Health services rendered include maternal and postnatal care, HIV counselling and testing, management of TB, sexually transmitted diseases and non-communicable diseases such as diabetes, epilepsy, mental health and asthma.
While the mobile clinics were primarily designed to target Mondi’s contractors, the number of community members who benefit from the service reveal an almost exponential impact. In 2016, there were 5 965 visits by contractor employees, while 74 744 visits by community members took place, bringing the total number of clinic visits by beneficiaries to 80 709, a 60% increase from 2015.
In 2017, 9 414 children under five years old were attended to by the mobile clinics, 1 800 people were tested for HIV, a further 2 832 were tested for tuberculosis (TB) and 2 649 received their antiretroviral (ARV) medication. This is significant in rural areas where fallout rates for TB and ARV medication are high due to the barrier of transport costs in reaching clinics.
Mobile clinic objectives
- Improve access to comprehensive primary healthcare services in difficult- to-reach communities, and for Mondi contractor employees
- Reduce the travel and financial burden associated with accessing healthcare in remote regions, and ultimately reduce contract workers’ absenteeism due to illness
- Facilitate HIV counselling and testing services for communities and contractor employees and refer HIV positive patients to the Department of Health
- Where possible, facilitate the provision of ARV treatment and chronic medication
- Promote behavioural change by providing health-related education and advice through a peer education programme.
Building partnerships
The Department of Health (DOH) recognises the value of mobile clinics in reaching remote communities and reducing the burden on its own limited resources that remain under pressure in rural communities.
Since healthcare is not Mondi’s core business, several partnership models have been tested, each with their own strengths and limitations.
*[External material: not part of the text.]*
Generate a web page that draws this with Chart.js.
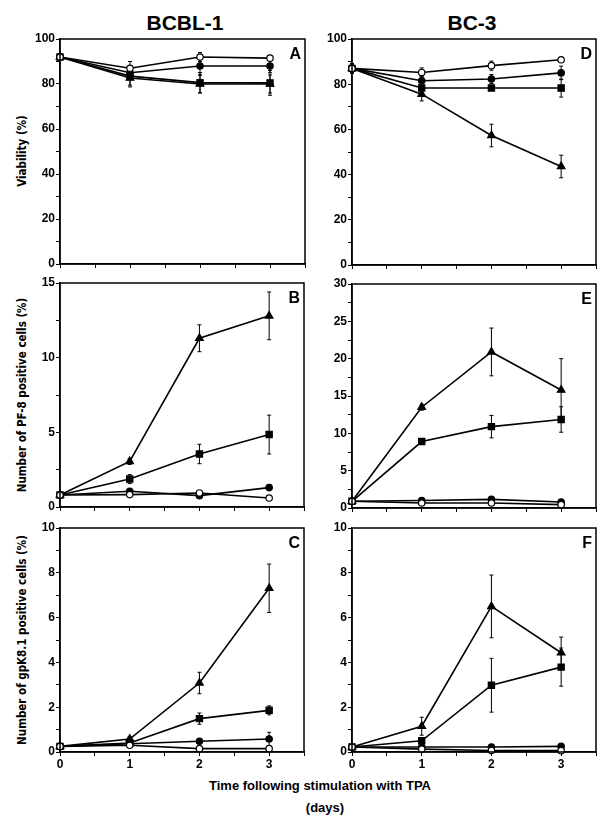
<!DOCTYPE html>
<html>
<head>
<meta charset="utf-8">
<script src="https://cdn.jsdelivr.net/npm/chart.js@4.4.1/dist/chart.umd.min.js"></script>
<style>
body { margin: 0; background: #fff; width: 611px; height: 822px; position: relative; overflow: hidden; font-family: "Liberation Sans", Arial, sans-serif; }
canvas { position: absolute; }
.t { position: absolute; white-space: nowrap; color: #000; }
.col { font-weight: bold; font-size: 21px; transform: translate(-50%, -50%); }
.ytitle { font-size: 11.5px; font-weight: bold; font-family: "Liberation Sans Narrow", "DejaVu Sans Condensed", "Liberation Sans", Arial, sans-serif; transform: translate(-50%, -50%) rotate(-90deg); }
.xtitle { font-weight: bold; font-size: 13px; transform: translate(-50%, -50%); }
</style>
</head>
<body>
<div class="t col" style="left:185px;top:23px">BCBL-1</div>
<div class="t col" style="left:472px;top:23px">BC-3</div>
<div class="t ytitle" style="left:22px;top:151px">Viability (%)</div>
<div class="t ytitle" style="left:22px;top:395px">Number of PF-8 positive cells (%)</div>
<div class="t ytitle" style="left:22px;top:640px">Number of gpK8.1 positive cells (%)</div>
<div class="t xtitle" style="left:320px;top:785px">Time following stimulation with TPA</div>
<div class="t xtitle" style="left:325px;top:807px">(days)</div>

<canvas id="pA"></canvas>
<canvas id="pB"></canvas>
<canvas id="pC"></canvas>
<canvas id="pD"></canvas>
<canvas id="pE"></canvas>
<canvas id="pF"></canvas>

<script>
const days = [0, 1, 2, 3];

// A - BCBL-1 viability
const aOpen = [92, 87, 92, 91.5];
const aOpenErr = [1, 3, 2, 1];
const aFilled = [92, 85, 88, 88];
const aFilledErr = [1, 3, 4, 3];
const aSquare = [92, 83.5, 80.6, 80.5];
const aSquareErr = [1, 4, 4.5, 5.5];
const aTri = [92, 82.7, 80, 80];
const aTriErr = [1, 4, 4, 4];

// D - BC-3 viability
const dOpen = [87, 85.2, 88.2, 90.8];
const dOpenErr = [2, 2, 2, 1];
const dFilled = [87, 81.5, 82.3, 85];
const dFilledErr = [2, 2, 2, 3];
const dSquare = [87, 78.3, 78.3, 78.3];
const dSquareErr = [2, 3, 1, 4];
const dTri = [87, 75.6, 57.3, 43.6];
const dTriErr = [2, 3, 5, 5];

// B - BCBL-1 PF-8
const bOpen = [0.8, 0.83, 0.94, 0.6];
const bOpenErr = [0.1, 0.1, 0.15, 0.1];
const bFilled = [0.8, 1.05, 0.76, 1.3];
const bFilledErr = [0.1, 0.15, 0.1, 0.2];
const bSquare = [0.8, 1.87, 3.55, 4.85];
const bSquareErr = [0.1, 0.3, 0.65, 1.3];
const bTri = [0.8, 3.05, 11.3, 12.8];
const bTriErr = [0.1, 0.2, 0.9, 1.6];

// E - BC-3 PF-8
const eOpen = [0.9, 0.67, 0.67, 0.45];
const eOpenErr = [0.1, 0.1, 0.1, 0.1];
const eFilled = [0.9, 1.0, 1.16, 0.8];
const eFilledErr = [0.1, 0.1, 0.2, 0.2];
const eSquare = [0.9, 8.9, 10.9, 11.85];
const eSquareErr = [0.2, 0.3, 1.5, 1.7];
const eTri = [0.9, 13.5, 20.9, 15.8];
const eTriErr = [0.2, 0.4, 3.2, 4.2];

// C - BCBL-1 gpK8.1
const cOpen = [0.25, 0.3, 0.15, 0.15];
const cOpenErr = [0.03, 0.03, 0.03, 0.03];
const cFilled = [0.25, 0.37, 0.48, 0.58];
const cFilledErr = [0.05, 0.05, 0.1, 0.3];
const cSquare = [0.25, 0.4, 1.49, 1.86];
const cSquareErr = [0.05, 0.05, 0.25, 0.2];
const cTri = [0.25, 0.58, 3.08, 7.31];
const cTriErr = [0.05, 0.1, 0.48, 1.08];

// F - BC-3 gpK8.1
const fOpen = [0.22, 0.13, 0.07, 0.06];
const fOpenErr = [0.03, 0.03, 0.03, 0.03];
const fFilled = [0.22, 0.22, 0.22, 0.25];
const fFilledErr = [0.03, 0.05, 0.05, 0.05];
const fSquare = [0.22, 0.5, 2.98, 3.79];
const fSquareErr = [0.05, 0.1, 1.2, 0.85];
const fTri = [0.22, 1.15, 6.5, 4.43];
const fTriErr = [0.05, 0.4, 1.4, 0.7];

// marker looks
const styles = {
  open:   { pointStyle: 'circle',   pointRadius: 3.2, pointBackgroundColor: '#fff' },
  filled: { pointStyle: 'circle',   pointRadius: 3.2, pointBackgroundColor: '#000' },
  square: { pointStyle: 'rect',     pointRadius: 4.4, pointBackgroundColor: '#000' },
  tri:    { pointStyle: 'triangle', pointRadius: 4.4, pointBackgroundColor: '#000' }
};

const errorBars = {
  id: 'errorBars',
  beforeDatasetsDraw(chart) {
    const ctx = chart.ctx;
    const ys = chart.scales.y;
    ctx.save();
    ctx.strokeStyle = '#000';
    ctx.lineWidth = 1;
    chart.data.datasets.forEach((ds, di) => {
      const meta = chart.getDatasetMeta(di);
      ds.errors.forEach((e, i) => {
        const x = meta.data[i].x;
        const v = ds.data[i].y;
        const top = ys.getPixelForValue(v + e);
        const bot = ys.getPixelForValue(Math.max(v - e, 0));
        ctx.beginPath();
        ctx.moveTo(x, top); ctx.lineTo(x, bot);
        ctx.moveTo(x - 2, top); ctx.lineTo(x + 2, top);
        ctx.moveTo(x - 2, bot); ctx.lineTo(x + 2, bot);
        ctx.stroke();
      });
    });
    ctx.restore();
  }
};

const frame = {
  id: 'frame',
  afterDraw(chart, args, opts) {
    const a = chart.chartArea;
    const ctx = chart.ctx;
    ctx.save();
    ctx.strokeStyle = '#000';
    ctx.lineWidth = 1.5;
    ctx.strokeRect(a.left, a.top, a.right - a.left, a.bottom - a.top);
    ctx.font = 'bold 16px "Liberation Sans", Arial, sans-serif';
    ctx.fillStyle = '#000';
    ctx.textAlign = 'right';
    ctx.textBaseline = 'top';
    ctx.fillText(opts.letter, a.right - 4, a.top + 8);
    ctx.restore();
  }
};

function makePanel(id, box, letter, yMax, major, minor, showX, series) {
  const canvas = document.getElementById(id);
  const w = box.r - box.l;
  const h = box.b - box.t;
  canvas.width = w + 60;
  canvas.height = h + 32;
  canvas.style.left = (box.l - 50) + 'px';
  canvas.style.top = (box.t - 10) + 'px';

  const datasets = series.map(s => Object.assign({
    data: days.map((d, i) => ({ x: d, y: s.vals[i] })),
    errors: s.err,
    borderColor: '#000',
    borderWidth: 1.6,
    pointBorderColor: '#000',
    pointBorderWidth: 1.2,
    tension: 0,
    clip: false
  }, styles[s.look]));

  const tickFont = { family: '"Liberation Sans", Arial, sans-serif', weight: 'bold', size: 12 };

  new Chart(canvas, {
    type: 'line',
    data: { datasets: datasets },
    options: {
      responsive: false,
      animation: false,
      devicePixelRatio: 1,
      layout: { padding: { top: 10, right: 10, left: 0, bottom: 0 } },
      plugins: {
        legend: { display: false },
        tooltip: { enabled: false },
        frame: { letter: letter }
      },
      scales: {
        x: {
          type: 'linear', min: 0, max: 3.5,
          ticks: {
            stepSize: 0.5, autoSkip: false, maxRotation: 0, padding: 1,
            color: '#000', font: tickFont,
            callback: v => (showX && Number.isInteger(v)) ? String(v) : ''
          },
          grid: { drawOnChartArea: false, tickLength: 4, color: '#000', tickColor: '#000' },
          border: { color: '#000', width: 1.5 },
          afterFit: s => { s.height = 22; }
        },
        y: {
          min: 0, max: yMax,
          ticks: {
            stepSize: minor, autoSkip: false, padding: 1,
            color: '#000', font: tickFont,
            callback: v => (Math.abs(v % major) < 1e-6) ? String(v) : ''
          },
          grid: { drawOnChartArea: false, tickLength: 4, color: '#000', tickColor: '#000' },
          border: { color: '#000', width: 1.5 },
          afterFit: s => { s.width = 50; }
        }
      }
    },
    plugins: [errorBars, frame]
  });
}

makePanel('pA', { l: 60, t: 39, r: 305, b: 264 }, 'A', 100, 20, 10, false, [
  { vals: aOpen, err: aOpenErr, look: 'open' },
  { vals: aFilled, err: aFilledErr, look: 'filled' },
  { vals: aSquare, err: aSquareErr, look: 'square' },
  { vals: aTri, err: aTriErr, look: 'tri' }
]);
makePanel('pB', { l: 60, t: 283, r: 304, b: 507 }, 'B', 15, 5, 2.5, false, [
  { vals: bOpen, err: bOpenErr, look: 'open' },
  { vals: bFilled, err: bFilledErr, look: 'filled' },
  { vals: bSquare, err: bSquareErr, look: 'square' },
  { vals: bTri, err: bTriErr, look: 'tri' }
]);
makePanel('pC', { l: 60, t: 528, r: 304, b: 752 }, 'C', 10, 2, 1, true, [
  { vals: cOpen, err: cOpenErr, look: 'open' },
  { vals: cFilled, err: cFilledErr, look: 'filled' },
  { vals: cSquare, err: cSquareErr, look: 'square' },
  { vals: cTri, err: cTriErr, look: 'tri' }
]);
makePanel('pD', { l: 352, t: 39, r: 596, b: 265 }, 'D', 100, 20, 10, false, [
  { vals: dOpen, err: dOpenErr, look: 'open' },
  { vals: dFilled, err: dFilledErr, look: 'filled' },
  { vals: dSquare, err: dSquareErr, look: 'square' },
  { vals: dTri, err: dTriErr, look: 'tri' }
]);
makePanel('pE', { l: 352, t: 284, r: 596, b: 508 }, 'E', 30, 5, 2.5, false, [
  { vals: eOpen, err: eOpenErr, look: 'open' },
  { vals: eFilled, err: eFilledErr, look: 'filled' },
  { vals: eSquare, err: eSquareErr, look: 'square' },
  { vals: eTri, err: eTriErr, look: 'tri' }
]);
makePanel('pF', { l: 352, t: 528, r: 596, b: 752 }, 'F', 10, 2, 1, true, [
  { vals: fOpen, err: fOpenErr, look: 'open' },
  { vals: fFilled, err: fFilledErr, look: 'filled' },
  { vals: fSquare, err: fSquareErr, look: 'square' },
  { vals: fTri, err: fTriErr, look: 'tri' }
]);
</script>
</body>
</html>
Addressing social behaviour change
A vital link in the chain of reducing the burden of disease and illness in rural communities is providing education and counselling services that reinforce the treatment. The mobile clinics are supported by workplace and community-based peer educators, who disseminate health-related information to contractor employees and communities. Their role is to promote HIV counselling and testing and to support ARV distribution through awareness programmes.
Moving healthcare forward
Monitoring and evaluation of Mondi’s services have been diligently recorded since 2010, providing valuable data that informs resource allocation for the DOH and shows a meaningful return on investment for Mondi, due to decreased absenteeism, reduced mortality rates in Mkhondo, and an increased number of people being tested and receiving medication.
The DOH has also learnt from the programme, suggesting that the model provides a blueprint for scalability.
Bringing objectivity and perspective, Mondi has bravely participated in independent evaluation studies that provided valuable feedback on the efficacy of its partnerships. As a direct result, peer educators and non-profit partners will receive more rigorous training to ensure patients are managed with dignity and discretion.
For the forestry and agricultural sectors at large, Mondi’s programme of mobile clinics is a potentially scalable and replicable model for healthcare that exemplifies the positive impact public-private partnerships can have on arresting the scourge of disease currently facing remote and migratory communities.